- Published on
Monitoring a Content Delivery Network
- Authors
- Name
- Alex Lee
- @alexjoelee
What makes a CDN special?
CDNs, or Content Delivery Networks are specialized networks of servers built to deliver web content quickly and securely, reducing load on the application server and protecting them from DDoS attacks. Our network needs to be highly-available, accessible via IPv4 and IPv6, and responding to requests in less than 50ms from 30 locations around the world.
Finding the Right Tool
When we first started, we used UptimeKuma for all endpoint monitoring, pushing alerts up to ZenDuty for incident management and notifications. UptimeKuma is excellent and we will continue to use it, but it had some limitations with third-party APIs and performance issues scaling up with lots of endpoints.
Introducing... Snitch
Snitch is an internal microservice that we built to monitor and keep track of the health of our network. Snitch performs an HTTP and HTTPS request to both the IPv4 and IPv6 endpoints of every server in our network every thirty seconds or so (we're still tuning this). If a request fails to receive a status 200 response with the word "healthy" then Snitch automatically reroutes traffic away from the server using DNS. Snitch is capable of changing our DNS records via API based on healthchecks it performs.
Extending Snitch
We have several Configuration Management servers around the world whose purpose is to perform near-realtime configuration syncronization with our edge servers. This way, when a customer updates their website, the change is propagated quickly around the world.

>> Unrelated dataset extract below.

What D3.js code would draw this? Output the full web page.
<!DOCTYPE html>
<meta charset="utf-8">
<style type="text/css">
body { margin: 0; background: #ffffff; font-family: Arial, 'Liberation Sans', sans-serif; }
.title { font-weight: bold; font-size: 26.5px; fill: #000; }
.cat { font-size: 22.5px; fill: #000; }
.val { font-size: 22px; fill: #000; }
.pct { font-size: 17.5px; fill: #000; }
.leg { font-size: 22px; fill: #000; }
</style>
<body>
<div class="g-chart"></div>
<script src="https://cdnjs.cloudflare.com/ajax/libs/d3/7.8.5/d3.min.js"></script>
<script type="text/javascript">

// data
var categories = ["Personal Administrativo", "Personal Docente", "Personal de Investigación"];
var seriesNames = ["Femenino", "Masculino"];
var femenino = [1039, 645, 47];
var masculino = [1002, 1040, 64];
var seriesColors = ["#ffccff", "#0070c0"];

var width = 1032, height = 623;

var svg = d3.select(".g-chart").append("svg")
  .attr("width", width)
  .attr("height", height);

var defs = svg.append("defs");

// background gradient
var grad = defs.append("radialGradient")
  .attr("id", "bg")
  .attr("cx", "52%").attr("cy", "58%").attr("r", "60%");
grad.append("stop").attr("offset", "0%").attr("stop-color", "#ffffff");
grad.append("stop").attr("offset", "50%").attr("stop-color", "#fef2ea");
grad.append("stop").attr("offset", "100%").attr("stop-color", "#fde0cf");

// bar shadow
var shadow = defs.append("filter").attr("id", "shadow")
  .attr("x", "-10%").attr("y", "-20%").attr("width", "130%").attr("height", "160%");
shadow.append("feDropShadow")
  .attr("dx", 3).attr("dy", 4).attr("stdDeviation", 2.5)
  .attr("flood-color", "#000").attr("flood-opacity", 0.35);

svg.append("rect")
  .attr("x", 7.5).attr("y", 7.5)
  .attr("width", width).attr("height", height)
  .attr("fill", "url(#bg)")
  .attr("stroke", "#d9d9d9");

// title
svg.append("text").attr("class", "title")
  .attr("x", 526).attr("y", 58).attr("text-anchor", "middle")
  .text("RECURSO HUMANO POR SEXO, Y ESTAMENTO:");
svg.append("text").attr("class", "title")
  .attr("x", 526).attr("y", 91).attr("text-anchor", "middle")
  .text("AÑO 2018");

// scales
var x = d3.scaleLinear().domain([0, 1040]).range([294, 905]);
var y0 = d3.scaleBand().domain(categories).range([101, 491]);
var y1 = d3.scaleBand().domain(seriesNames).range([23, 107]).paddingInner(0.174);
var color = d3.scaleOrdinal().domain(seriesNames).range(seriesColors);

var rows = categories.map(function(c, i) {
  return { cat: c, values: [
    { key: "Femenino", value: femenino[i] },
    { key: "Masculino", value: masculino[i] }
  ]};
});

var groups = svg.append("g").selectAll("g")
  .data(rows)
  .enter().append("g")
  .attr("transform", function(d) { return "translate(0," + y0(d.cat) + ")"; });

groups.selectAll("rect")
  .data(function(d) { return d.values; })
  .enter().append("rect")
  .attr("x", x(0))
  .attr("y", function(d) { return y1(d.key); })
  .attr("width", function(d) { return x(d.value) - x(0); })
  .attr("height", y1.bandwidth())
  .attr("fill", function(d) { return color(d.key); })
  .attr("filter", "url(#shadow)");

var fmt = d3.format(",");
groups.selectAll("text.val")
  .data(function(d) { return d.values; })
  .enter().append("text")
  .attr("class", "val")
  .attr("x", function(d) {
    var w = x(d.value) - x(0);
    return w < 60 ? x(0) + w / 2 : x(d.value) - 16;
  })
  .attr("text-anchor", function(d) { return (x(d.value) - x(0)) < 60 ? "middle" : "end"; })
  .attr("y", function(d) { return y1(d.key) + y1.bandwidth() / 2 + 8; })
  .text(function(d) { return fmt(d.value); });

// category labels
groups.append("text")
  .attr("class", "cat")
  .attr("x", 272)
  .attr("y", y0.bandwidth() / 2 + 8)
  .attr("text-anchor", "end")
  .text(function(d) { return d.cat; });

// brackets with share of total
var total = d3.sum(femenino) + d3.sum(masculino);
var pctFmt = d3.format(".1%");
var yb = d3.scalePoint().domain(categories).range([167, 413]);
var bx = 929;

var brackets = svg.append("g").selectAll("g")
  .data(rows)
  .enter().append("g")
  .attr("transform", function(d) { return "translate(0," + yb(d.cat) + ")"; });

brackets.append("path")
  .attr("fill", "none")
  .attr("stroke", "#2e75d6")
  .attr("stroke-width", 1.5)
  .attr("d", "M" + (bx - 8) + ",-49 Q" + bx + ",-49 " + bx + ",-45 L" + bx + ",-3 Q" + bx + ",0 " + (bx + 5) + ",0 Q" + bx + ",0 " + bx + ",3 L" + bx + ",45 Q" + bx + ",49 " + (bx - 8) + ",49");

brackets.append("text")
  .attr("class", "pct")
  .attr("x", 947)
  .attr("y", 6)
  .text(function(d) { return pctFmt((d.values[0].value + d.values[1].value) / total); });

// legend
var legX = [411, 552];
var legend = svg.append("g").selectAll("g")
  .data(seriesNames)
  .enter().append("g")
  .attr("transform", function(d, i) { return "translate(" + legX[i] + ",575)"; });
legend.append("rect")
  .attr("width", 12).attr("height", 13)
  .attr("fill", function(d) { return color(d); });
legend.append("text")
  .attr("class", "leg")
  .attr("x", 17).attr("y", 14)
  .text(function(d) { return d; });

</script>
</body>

Sometimes, these servers can fail - Snitch will know when they miss their healthcheck and automatically reassign the orders of the failed configuration management server to another one in another region.
Manual Control
Sometimes you have to enter the danger zone and start performing some manual actions... Like taking certain servers offline for upgrades. Snitch enables us to even more easily manage our network and traffic, reducing errors and increasing resiliency and control. We've been able to implement a rolling upgrade system to ensure customers won't even see a latency increase during routine updates or maintenance.